Six Crises
- First edition cover
- Author: Richard M. Nixon Charles Lichenstein and others (ghostwriters)
- Language: English
- Genre: Memoir
- Publisher: Doubleday
- Publication date: 1962
- Publication place: United States
- Media type: Hardback
- ISBN: 9780671706197
- Followed by: RN: The Memoirs of Richard Nixon

= Six Crises =

1962 book by Richard Nixon

Six Crises is the first book written by Richard Nixon, who later became the 37th president of the United States in 1969. It was published in 1962, and it recounts his role in six major political situations. Nixon wrote the book in response to John F. Kennedy's Pulitzer Prize–winning Profiles in Courage, which had greatly improved Kennedy's public image.

==Background and writing==
Six Crises was Nixon's response to the John F. Kennedy book, Profiles in Courage (1955), which described the courage of eight US Senators. Kennedy sent Nixon a copy of his book, for which Nixon thanked him the next day. In 1961, following his 1960 presidential loss to Kennedy, Nixon was encouraged by Mamie Eisenhower to write a book about his experiences. On April 20, he visited Kennedy in the White House where Kennedy urged him to write a book; he said that doing so would raise the public image of any public man. Nixon met with a Doubleday book editor the same month.

Like Kennedy, Nixon used a ghostwriter for much of his book. The primary such writer was reportedly Charles Lichenstein. Years later, Nixon's editor at Doubleday, Kenneth McCormick, recounted: "I enjoyed working with him on 'Six Crises.' He had the concept for the book. He had the whole thing in his head, but he said, 'I'm not much of a writer,' and I said, 'I know.' So Nixon talked the book into a tape recorder and another writer came in to help. Then Nixon said, 'Why don't I try the chapter on defeat? In the course of doing this I think I've learned to write.' Well, he wrote that chapter himself, and it was fine. He really was an example of someone who could learn."

==Contents==
The book is organized around the titular six stressful circumstances.

===Alger Hiss case===
In 1948, Nixon was a member of the United States House of Representatives serving on the House Un-American Activities Committee, which was investigating communism in the United States. He first rose to national prominence when the committee considered accusations that Alger Hiss, a high-ranking United States Department of State official, was a communist spy for the Soviet Union, allegations that remain a source of controversy.

A factual error in the book regarding this matter was used by opponents to criticize Nixon during the primary election of the 1962 California gubernatorial election.

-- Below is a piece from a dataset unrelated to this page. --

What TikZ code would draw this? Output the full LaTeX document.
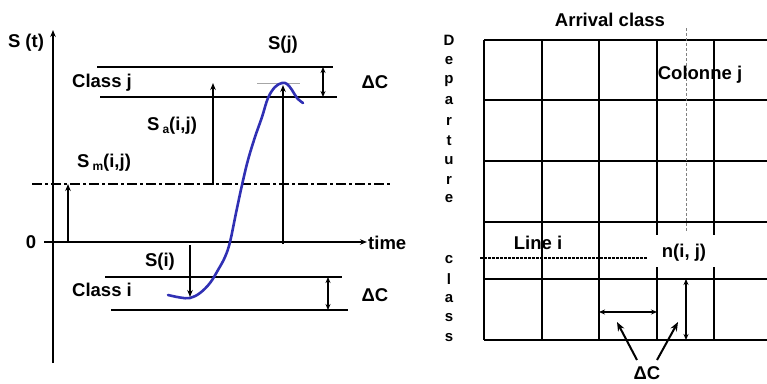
\documentclass[tikz,border=0pt]{standalone}
\usepackage{fontspec}
\setmainfont{Liberation Sans}
\usetikzlibrary{arrows.meta}
\definecolor{curveblue}{RGB}{48,48,180}
\newcommand\lblfont{\fontsize{18.5}{21}\selectfont\bfseries}
\newcommand\subfont{\fontsize{12}{13}\selectfont\bfseries}
\newcommand\vertfont{\fontsize{15}{17}\selectfont\bfseries}
\begin{document}
\begin{tikzpicture}[x=1pt,y=-1pt,
  lab/.style={font=\lblfont,inner sep=0pt},
  vlab/.style={font=\vertfont,inner sep=0pt},
  axisarrow/.style={line width=1.8pt,-{Stealth[length=7pt,width=5.5pt]}},
  clsline/.style={line width=1.4pt},
  uparrow/.style={line width=2.4pt,-{Stealth[length=7pt,width=5.5pt]}},
  dblarrow/.style={line width=1.5pt,{Stealth[length=6pt,width=5pt]}-{Stealth[length=6pt,width=5pt]}},
  gridline/.style={line width=1.9pt},
  ptrarrow/.style={line width=2pt,-{Stealth[length=9pt,width=7pt]}},
  dashdotline/.style={line width=2.4pt,dash pattern=on 10pt off 3pt on 3pt off 3pt},
  curve/.style={curveblue,line width=2.6pt,line cap=round,line join=round}]
\useasboundingbox (0,0) rectangle (767,383);

% ---------- left plot ----------
\coordinate (yb) at (53,363); \coordinate (yt) at (53,30);
\draw[axisarrow] (yb) -- (yt);
\coordinate (xl) at (44,242); \coordinate (xr) at (367,242);
\draw[axisarrow] (xl) -- (xr);
\node[lab] (st) at (26,43) {S (t)};
\node[lab] (zero) at (31,242) {0};
\node[lab,anchor=west] (time) at (368,243) {time};

\coordinate (ddl) at (32,184); \coordinate (ddr) at (393,184);
\draw[dashdotline] (ddl) -- (ddr);

% class j
\coordinate (cj1l) at (97,67);  \coordinate (cj1r) at (333,67);
\coordinate (cj2l) at (100,97); \coordinate (cj2r) at (337,97);
\draw[clsline] (cj1l) -- (cj1r);
\draw[clsline] (cj2l) -- (cj2r);
\node[lab] (classj) at (102,83) {Class j};
\coordinate (dcjt) at (323,67); \coordinate (dcjb) at (323,97);
\draw[dblarrow] (dcjt) -- (dcjb);
\node[lab] (dcj) at (375,82) {ΔC};
\node[lab] (sj) at (283,45) {S(j)};
\coordinate (gl) at (257,83); \coordinate (gr) at (300,83);
\draw[gray!70,line width=1pt] (gl) -- (gr);

% class i
\coordinate (ci1l) at (105,277); \coordinate (ci1r) at (342,277);
\coordinate (ci2l) at (111,310); \coordinate (ci2r) at (348,310);
\draw[clsline] (ci1l) -- (ci1r);
\draw[clsline] (ci2l) -- (ci2r);
\node[lab] (classi) at (102,290) {Class i};
\coordinate (dcit) at (328,277); \coordinate (dcib) at (328,310);
\draw[dblarrow] (dcit) -- (dcib);
\node[lab] (dci) at (375,295) {ΔC};
\node[lab] (si) at (160,262) {S(i)};

% blue curve
\draw[curve] plot[smooth,tension=0.6] coordinates {
 (168,295) (180,297.5) (190,298) (200,293) (210,283) (218,270) (225,257)
 (230,242) (236,213) (242,185) (248,160) (255,137) (262,117) (268,98)
 (275,87) (282,83) (287,84) (292,90) (297,98) (303,103)};

% arrows
\coordinate (sm0) at (68,242); \coordinate (sm1) at (68,184);
\draw[uparrow] (sm0) -- (sm1);
\node[lab] (sm) at (104,163) {S\,\raisebox{-3pt}{\subfont m}(i,j)};
\coordinate (sa0) at (213,185); \coordinate (sa1) at (213,83);
\draw[uparrow] (sa0) -- (sa1);
\node[lab] (sa) at (172,126) {S\,\raisebox{-3pt}{\subfont a}(i,j)};
\coordinate (sj0) at (283,244); \coordinate (sj1) at (283,85);
\draw[uparrow] (sj0) -- (sj1);
\coordinate (si0) at (190,245); \coordinate (si1) at (190,297);
\draw[uparrow] (si0) -- (si1);

% ---------- right grid ----------
\node[lab] (arrival) at (610,20) {Arrival class};
\foreach \yy in {40,100,161,222,279,340}
  \draw[gridline] (484,\yy) -- (767,\yy);
\foreach \xx in {484,542,599}
  \draw[gridline] (\xx,40) -- (\xx,340);
\foreach \xx in {657,714}{
  \draw[gridline] (\xx,40) -- (\xx,235);
  \draw[gridline] (\xx,267) -- (\xx,340);}
\coordinate (cvt) at (686,28); \coordinate (cvb) at (686,232);
\draw[gray,line width=0.9pt,dash pattern=on 3pt off 2pt] (cvt) -- (cvb);
\node[lab] (colj) at (700,75) {Colonne j};
\coordinate (lil) at (480,258); \coordinate (lir) at (647,258);
\draw[line width=1.6pt,dash pattern=on 2.5pt off 1.5pt] (lil) -- (lir);
\node[lab] (linei) at (538,243) {Line i};
\node[lab] (nij) at (684,253) {n(i, j)};

% departure class letters
\foreach \ch/\yy in {D/40,e/61,p/81,a/101,r/121,t/141,u/161,r/180,e/199,c/260,l/279,a/299,s/318,s/338}
  \node[vlab] at (449,\yy) {\ch};

% delta C arrows
\coordinate (hl) at (599,312); \coordinate (hr) at (657,312);
\draw[dblarrow] (hl) -- (hr);
\coordinate (vt) at (686,279); \coordinate (vb) at (686,340);
\draw[dblarrow] (vt) -- (vb);
\node[lab] (dcg) at (647,373) {ΔC};
\coordinate (p1s) at (637,360); \coordinate (p1e) at (617,322);
\coordinate (p2s) at (657,360); \coordinate (p2e) at (678,322);
\draw[ptrarrow] (p1s) -- (p1e);
\draw[ptrarrow] (p2s) -- (p2e);
\end{tikzpicture}
\end{document}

===Fund crisis and Checkers speech===

In 1952, as a member of the United States Senate, Nixon was the vice presidential running mate of Republican presidential nominee Dwight D. Eisenhower. After he was accused during the campaign of having an improper political fund, he saved his political career and his spot on Eisenhower's ticket by making a nationally broadcast speech, commonly known as the Checkers speech. In the speech, he denied the charges and famously stated he would not be giving back one gift his family had received: a dog named Checkers.

===Eisenhower's heart attack===
In 1955, while Nixon was vice president, President Eisenhower suffered a serious heart attack while visiting his in-laws in Colorado; during the next several weeks, Nixon was effectively an informal "acting president".

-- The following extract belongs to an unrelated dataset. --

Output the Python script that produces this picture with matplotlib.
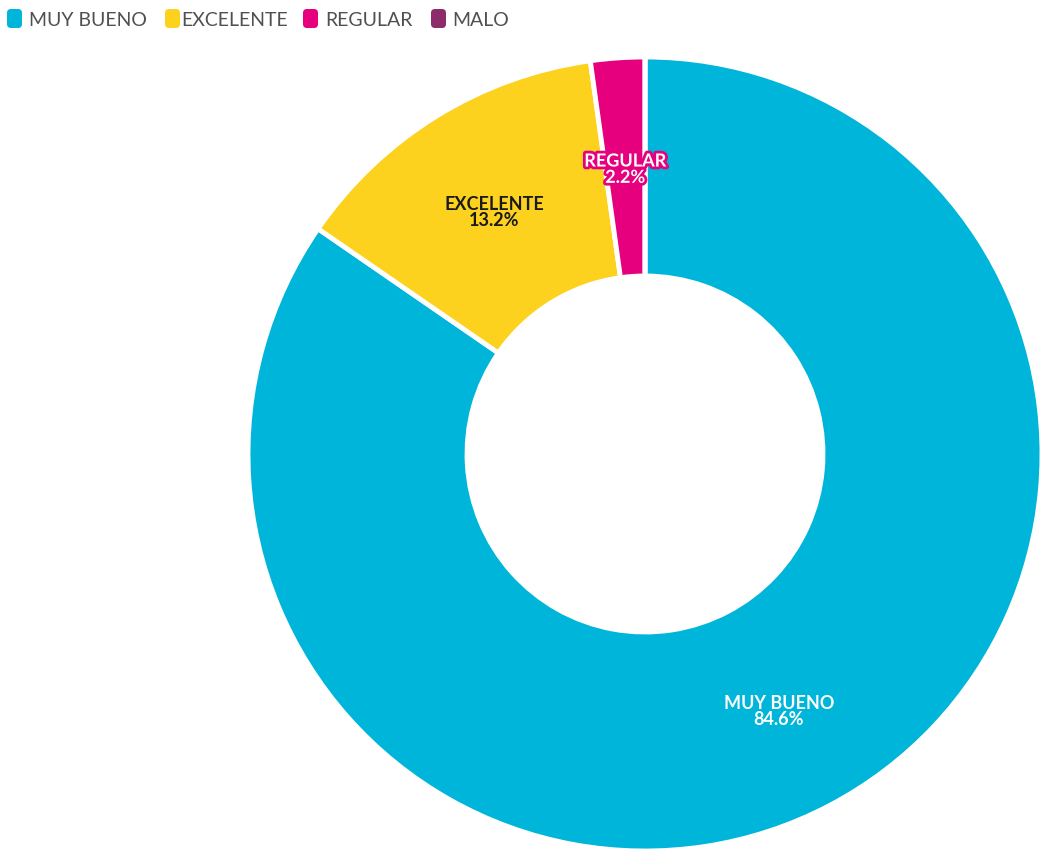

===Attack by a mob in Venezuela===

In 1958, Nixon and his wife embarked on a goodwill tour of South America; while in Venezuela, their limousine was attacked by a pipe-wielding mob.

===Kitchen debate in Moscow===
In 1959, while still vice president, Nixon traveled to Moscow to engage in an impromptu debate with Soviet leader Nikita Khrushchev. The debate took place in a mock kitchen that was intended to show Soviet citizens how ordinary American families lived, and came to be known as the Kitchen Debate.

===Loss in 1960 presidential campaign===

While finishing his second term as vice president, Nixon became the Republican presidential nominee; in the 1960 United States presidential election, he lost an extremely close race to Senator John F. Kennedy.

==Commercial performance==
Six Crises was a best seller at the time. Sales were of over 300,000 copies and it was excerpted at length in LIFE magazine.